# Written problem
Only the lines from the start of the data below through the line that contains "Sans','Noto Sans CJK" are to be copied, exactly and without pictures.

# Data extract

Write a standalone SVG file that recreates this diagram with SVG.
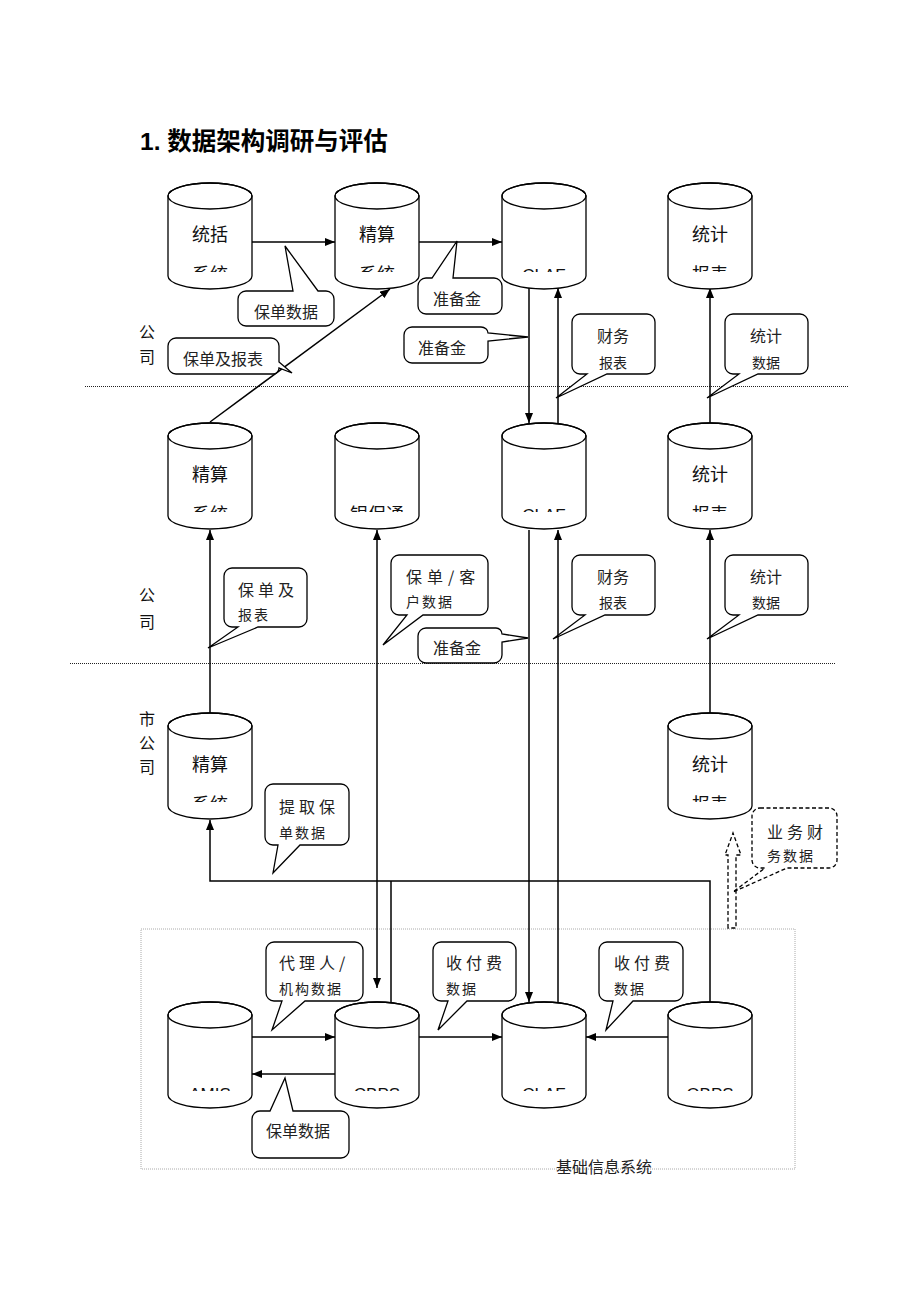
<svg xmlns="http://www.w3.org/2000/svg" width="920" height="1302" viewBox="0 0 920 1302">
<style>
.cyl{fill:#fff;stroke:#000;stroke-width:1.3}
.ctop{fill:none;stroke:#000;stroke-width:1.3}
.nt{font-family:"Noto Sans CJK SC","Liberation Sans",sans-serif;font-size:18px;fill:#111;text-anchor:middle}
.nl{font-family:"Liberation Sans","Noto Sans CJK SC",sans-serif;font-size:17px;fill:#111;text-anchor:middle}
.conn{fill:none;stroke:#000;stroke-width:1.5}
.call{fill:#fff;stroke:#000;stroke-width:1.3}
.calld{fill:#fff;stroke:#000;stroke-width:1.3;stroke-dasharray:4 2.5}
.ct{font-family:"Noto Sans CJK SC",sans-serif;font-size:16px;fill:#222}
.cs{font-family:"Noto Sans CJK SC",sans-serif;font-size:14px;fill:#222}
.mid{text-anchor:middle}
.sp{letter-spacing:4px}
.sp2{letter-spacing:2px}
.side{font-family:"Noto Sans CJK SC",sans-serif;font-size:16px;fill:#111;text-anchor:middle}
.dot{stroke:#222;stroke-width:1;stroke-dasharray:1 1;fill:none}
</style>
<defs>
<marker id="ah" viewBox="0 0 10 8" refX="10" refY="4" markerWidth="10" markerHeight="8" markerUnits="userSpaceOnUse" orient="auto-start-reverse"><path d="M0,0 L10,4 L0,8 Z" fill="#000"/></marker>
<clipPath id="cc" clipPathUnits="userSpaceOnUse"><rect x="-10" y="0" width="110" height="89"/></clipPath>
<g id="cyl"><path class="cyl" d="M0,13 V93 A42,13 0 0 0 84,93 V13 A42,13 0 0 0 0,13 Z"/><ellipse class="ctop" cx="42" cy="13" rx="42" ry="13"/></g>
</defs>
<rect width="920" height="1302" fill="#fff"/>
<text x="140" y="150" font-family="'Liberation Sans','Noto Sans CJK SC',sans-serif" font-size="24.5" font-weight="bold" fill="#000">1. 数据架构调研与评估</text>

<g id="dividers">
<line class="dot" x1="85" y1="386.5" x2="848" y2="386.5"/>
<line class="dot" x1="70" y1="663.5" x2="835" y2="663.5"/>
<rect x="141" y="929" width="654" height="240" fill="none" stroke="#aaa" stroke-width="1" stroke-dasharray="1 1"/>
</g>

<g id="side-labels">
<text class="side" x="147" y="338">公</text><text class="side" x="147" y="363">司</text>
<text class="side" x="147" y="601">公</text><text class="side" x="147" y="628">司</text>
<text class="side" x="147" y="725">市</text><text class="side" x="147" y="749">公</text><text class="side" x="147" y="773">司</text>
<text x="604" y="1173" font-family="'Noto Sans CJK SC',sans-serif" font-size="16" fill="#222" text-anchor="middle">基础信息系统</text>
</g>

<g id="connectors">
<path class="conn" d="M252,242 H335" marker-end="url(#ah)"/>
<path class="conn" d="M419,242 H502" marker-end="url(#ah)"/>
<path class="conn" d="M210,422 L390,289" marker-end="url(#ah)"/>
<path class="conn" d="M529,288 V423" marker-end="url(#ah)"/>
<path class="conn" d="M558,423 V288" marker-end="url(#ah)"/>
<path class="conn" d="M710,423 V288" marker-end="url(#ah)"/>
<path class="conn" d="M210,713 V530" marker-end="url(#ah)"/>
<path class="conn" d="M377,988 V530" marker-start="url(#ah)" marker-end="url(#ah)"/>
<path class="conn" d="M529,530 V1002" marker-end="url(#ah)"/>
<path class="conn" d="M558,1002 V530" marker-end="url(#ah)"/>
<path class="conn" d="M710,713 V530" marker-end="url(#ah)"/>
<path class="conn" d="M391,1002 V881"/>
<path class="conn" d="M710,1002 V881 H210 V820" marker-end="url(#ah)"/>
<path class="conn" d="M252,1037 H335" marker-end="url(#ah)"/>
<path class="conn" d="M335,1074 H252" marker-end="url(#ah)"/>
<path class="conn" d="M419,1037 H502" marker-end="url(#ah)"/>
<path class="conn" d="M668,1037 H586" marker-end="url(#ah)"/>
<path fill="none" stroke="#000" stroke-width="1.3" stroke-dasharray="4 2.5" d="M728,928 V855 H725 L733,833 L741,855 H736 V928 Z"/>
</g>

<g id="n-tongkuo" transform="translate(168,183)"><use href="#cyl"/><text class="nt" x="42" y="58">统括</text><text class="nt" x="42" y="98" font-size="16" clip-path="url(#cc)">系统</text></g>
<g id="n-jingsuan1" transform="translate(335,183)"><use href="#cyl"/><text class="nt" x="42" y="58">精算</text><text class="nt" x="42" y="98" font-size="16" clip-path="url(#cc)">系统</text></g>
<g id="n-claf1" transform="translate(502,183)"><use href="#cyl"/><text class="nl" x="42" y="98" clip-path="url(#cc)">CLAF</text></g>
<g id="n-tongji1" transform="translate(668,183)"><use href="#cyl"/><text class="nt" x="42" y="58">统计</text><text class="nt" x="42" y="98" font-size="16" clip-path="url(#cc)">报表</text></g>

<g id="n-jingsuan2" transform="translate(168,423)"><use href="#cyl"/><text class="nt" x="42" y="58">精算</text><text class="nt" x="42" y="98" font-size="16" clip-path="url(#cc)">系统</text></g>
<g id="n-yinbaotong" transform="translate(335,423)"><use href="#cyl"/><text class="nt" x="42" y="98" font-size="16" clip-path="url(#cc)">银保通</text></g>
<g id="n-claf2" transform="translate(502,423)"><use href="#cyl"/><text class="nl" x="42" y="98" clip-path="url(#cc)">CLAF</text></g>
<g id="n-tongji2" transform="translate(668,423)"><use href="#cyl"/><text class="nt" x="42" y="58">统计</text><text class="nt" x="42" y="98" font-size="16" clip-path="url(#cc)">报表</text></g>

<g id="n-jingsuan3" transform="translate(168,713)"><use href="#cyl"/><text class="nt" x="42" y="58">精算</text><text class="nt" x="42" y="98" font-size="16" clip-path="url(#cc)">系统</text></g>
<g id="n-tongji3" transform="translate(668,713)"><use href="#cyl"/><text class="nt" x="42" y="58">统计</text><text class="nt" x="42" y="98" font-size="16" clip-path="url(#cc)">报表</text></g>

<g id="n-amis" transform="translate(168,1002)"><use href="#cyl"/><text class="nl" x="42" y="98" clip-path="url(#cc)">AMIS</text></g>
<g id="n-cbps" transform="translate(335,1002)"><use href="#cyl"/><text class="nl" x="42" y="98" clip-path="url(#cc)">CBPS</text></g>
<g id="n-claf3" transform="translate(502,1002)"><use href="#cyl"/><text class="nl" x="42" y="98" clip-path="url(#cc)">CLAF</text></g>
<g id="n-obps" transform="translate(668,1002)"><use href="#cyl"/><text class="nl" x="42" y="98" clip-path="url(#cc)">OBPS</text></g>

<g id="cl-1"><path class="call" d="M246,291 H293 L285,246 L318,291 H326 A8,8 0 0 1 334,299 V318 A8,8 0 0 1 326,326 H246 A8,8 0 0 1 238,318 V299 A8,8 0 0 1 246,291 Z"/><text class="ct mid" x="286" y="318">保单数据</text></g>
<g id="cl-2"><path class="call" d="M426,278 H432 L457,241 L453,278 H494 A8,8 0 0 1 502,286 V306 A8,8 0 0 1 494,314 H426 A8,8 0 0 1 418,306 V286 A8,8 0 0 1 426,278 Z"/><text class="ct mid" x="457" y="305">准备金</text></g>
<g id="cl-3"><path class="call" d="M412,327 H481 A7,6 0 0 1 488,333 L528,337 L488,341 V355 A8,8 0 0 1 480,363 H412 A8,8 0 0 1 404,355 V335 A8,8 0 0 1 412,327 Z"/><text class="ct mid" x="442" y="354">准备金</text></g>
<g id="cl-4"><path class="call" d="M176,338 H271 A8,8 0 0 1 279,346 V362 L292,373 L279,368 A6,6 0 0 1 273,374 H176 A8,8 0 0 1 168,366 V346 A8,8 0 0 1 176,338 Z"/><text class="ct mid" x="223" y="365">保单及报表</text></g>
<g id="cl-5"><path class="call" d="M580,314 H647 A8,8 0 0 1 655,322 V366 A8,8 0 0 1 647,374 H607 L556,398 L587,374 H580 A8,8 0 0 1 572,366 V322 A8,8 0 0 1 580,314 Z"/><text class="ct mid" x="613" y="342">财务</text><text class="cs mid" x="613" y="368">报表</text></g>
<g id="cl-6"><path class="call" d="M733,314 H800 A8,8 0 0 1 808,322 V366 A8,8 0 0 1 800,374 H758 L707,398 L739,374 H733 A8,8 0 0 1 725,366 V322 A8,8 0 0 1 733,314 Z"/><text class="ct mid" x="766" y="342">统计</text><text class="cs mid" x="766" y="368">数据</text></g>
<g id="cl-7"><path class="call" d="M232,568 H299 A8,8 0 0 1 307,576 V619 A8,8 0 0 1 299,627 H258 L208,648 L238,627 H232 A8,8 0 0 1 224,619 V576 A8,8 0 0 1 232,568 Z"/><text class="ct sp" x="238" y="596">保单及</text><text class="cs sp2" x="238" y="620">报表</text></g>
<g id="cl-8"><path class="call" d="M399,555 H480 A8,8 0 0 1 488,563 V607 A8,8 0 0 1 480,615 H423 L383,645 L407,615 H399 A8,8 0 0 1 391,607 V563 A8,8 0 0 1 399,555 Z"/><text class="ct" x="406" y="583" letter-spacing="5">保单/客</text><text class="cs sp2" x="406" y="607">户数据</text></g>
<g id="cl-9"><path class="call" d="M426,628 H496 A6,6 0 0 1 502,634 L528,638 L502,642 V655 A8,8 0 0 1 494,663 H426 A8,8 0 0 1 418,655 V636 A8,8 0 0 1 426,628 Z"/><text class="ct mid" x="457" y="654">准备金</text></g>
<g id="cl-10"><path class="call" d="M580,555 H647 A8,8 0 0 1 655,563 V607 A8,8 0 0 1 647,615 H605 L553,639 L585,615 H580 A8,8 0 0 1 572,607 V563 A8,8 0 0 1 580,555 Z"/><text class="ct mid" x="613" y="583">财务</text><text class="cs mid" x="613" y="608">报表</text></g>
<g id="cl-11"><path class="call" d="M733,555 H800 A8,8 0 0 1 808,563 V607 A8,8 0 0 1 800,615 H758 L707,639 L739,615 H733 A8,8 0 0 1 725,607 V563 A8,8 0 0 1 733,555 Z"/><text class="ct mid" x="766" y="583">统计</text><text class="cs mid" x="766" y="608">数据</text></g>
<g id="cl-12"><path class="call" d="M273,784 H341 A8,8 0 0 1 349,792 V837 A8,8 0 0 1 341,845 H300 L273,873 L278,845 H273 A8,8 0 0 1 265,837 V792 A8,8 0 0 1 273,784 Z"/><text class="ct sp" x="279" y="813">提取保</text><text class="cs sp2" x="279" y="838">单数据</text></g>
<g id="cl-13"><path class="calld" d="M760,808 H829 A8,8 0 0 1 837,816 V860 A8,8 0 0 1 829,868 H787 L733,892 L765,868 H760 A8,8 0 0 1 752,860 V816 A8,8 0 0 1 760,808 Z"/><text class="ct sp" x="767" y="838">业务财</text><text class="cs sp2" x="767" y="861">务数据</text></g>
<g id="cl-14"><path class="call" d="M274,942 H355 A8,8 0 0 1 363,950 V993 A8,8 0 0 1 355,1001 H305 L272,1030 L282,1001 H274 A8,8 0 0 1 266,993 V950 A8,8 0 0 1 274,942 Z"/><text class="ct sp" x="279" y="969">代理人/</text><text class="cs sp2" x="279" y="994">机构数据</text></g>
<g id="cl-15"><path class="call" d="M441,942 H508 A8,8 0 0 1 516,950 V993 A8,8 0 0 1 508,1001 H467 L438,1030 L448,1001 H441 A8,8 0 0 1 433,993 V950 A8,8 0 0 1 441,942 Z"/><text class="ct sp" x="446" y="969">收付费</text><text class="cs sp2" x="446" y="994">数据</text></g>
<g id="cl-16"><path class="call" d="M607,942 H675 A8,8 0 0 1 683,950 V993 A8,8 0 0 1 675,1001 H633 L606,1030 L613,1001 H607 A8,8 0 0 1 599,993 V950 A8,8 0 0 1 607,942 Z"/><text class="ct sp" x="614" y="969">收付费</text><text class="cs sp2" x="614" y="994">数据</text></g>
<g id="cl-17"><path class="call" d="M260,1111 H270 L285,1078 L293,1111 H341 A8,8 0 0 1 349,1119 V1150 A8,8 0 0 1 341,1158 H260 A8,8 0 0 1 252,1150 V1119 A8,8 0 0 1 260,1111 Z"/><text class="ct mid" x="298" y="1137">保单数据</text></g>
</svg>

# The completed task
Write a standalone SVG file that recreates this diagram with SVG.
<svg xmlns="http://www.w3.org/2000/svg" width="920" height="1302" viewBox="0 0 920 1302">
<style>
.cyl{fill:#fff;stroke:#000;stroke-width:1.3}
.ctop{fill:none;stroke:#000;stroke-width:1.3}
.nt{font-family:"Noto Sans CJK SC","Liberation Sans",sans-serif;font-size:18px;fill:#111;text-anchor:middle}
.nl{font-family:"Liberation Sans","Noto Sans CJK SC",sans-serif;font-size:17px;fill:#111;text-anchor:middle}
.conn{fill:none;stroke:#000;stroke-width:1.5}
.call{fill:#fff;stroke:#000;stroke-width:1.3}
.calld{fill:#fff;stroke:#000;stroke-width:1.3;stroke-dasharray:4 2.5}
.ct{font-family:"Noto Sans CJK SC",sans-serif;font-size:16px;fill:#222}
.cs{font-family:"Noto Sans CJK SC",sans-serif;font-size:14px;fill:#222}
.mid{text-anchor:middle}
.sp{letter-spacing:4px}
.sp2{letter-spacing:2px}
.side{font-family:"Noto Sans CJK SC",sans-serif;font-size:16px;fill:#111;text-anchor:middle}
.dot{stroke:#222;stroke-width:1;stroke-dasharray:1 1;fill:none}
</style>
<defs>
<marker id="ah" viewBox="0 0 10 8" refX="10" refY="4" markerWidth="10" markerHeight="8" markerUnits="userSpaceOnUse" orient="auto-start-reverse"><path d="M0,0 L10,4 L0,8 Z" fill="#000"/></marker>
<clipPath id="cc" clipPathUnits="userSpaceOnUse"><rect x="-10" y="0" width="110" height="89"/></clipPath>
<g id="cyl"><path class="cyl" d="M0,13 V93 A42,13 0 0 0 84,93 V13 A42,13 0 0 0 0,13 Z"/><ellipse class="ctop" cx="42" cy="13" rx="42" ry="13"/></g>
</defs>
<rect width="920" height="1302" fill="#fff"/>
<text x="140" y="150" font-family="'Liberation Sans','Noto Sans CJK SC',sans-serif" font-size="24.5" font-weight="bold" fill="#000">1. 数据架构调研与评估</text>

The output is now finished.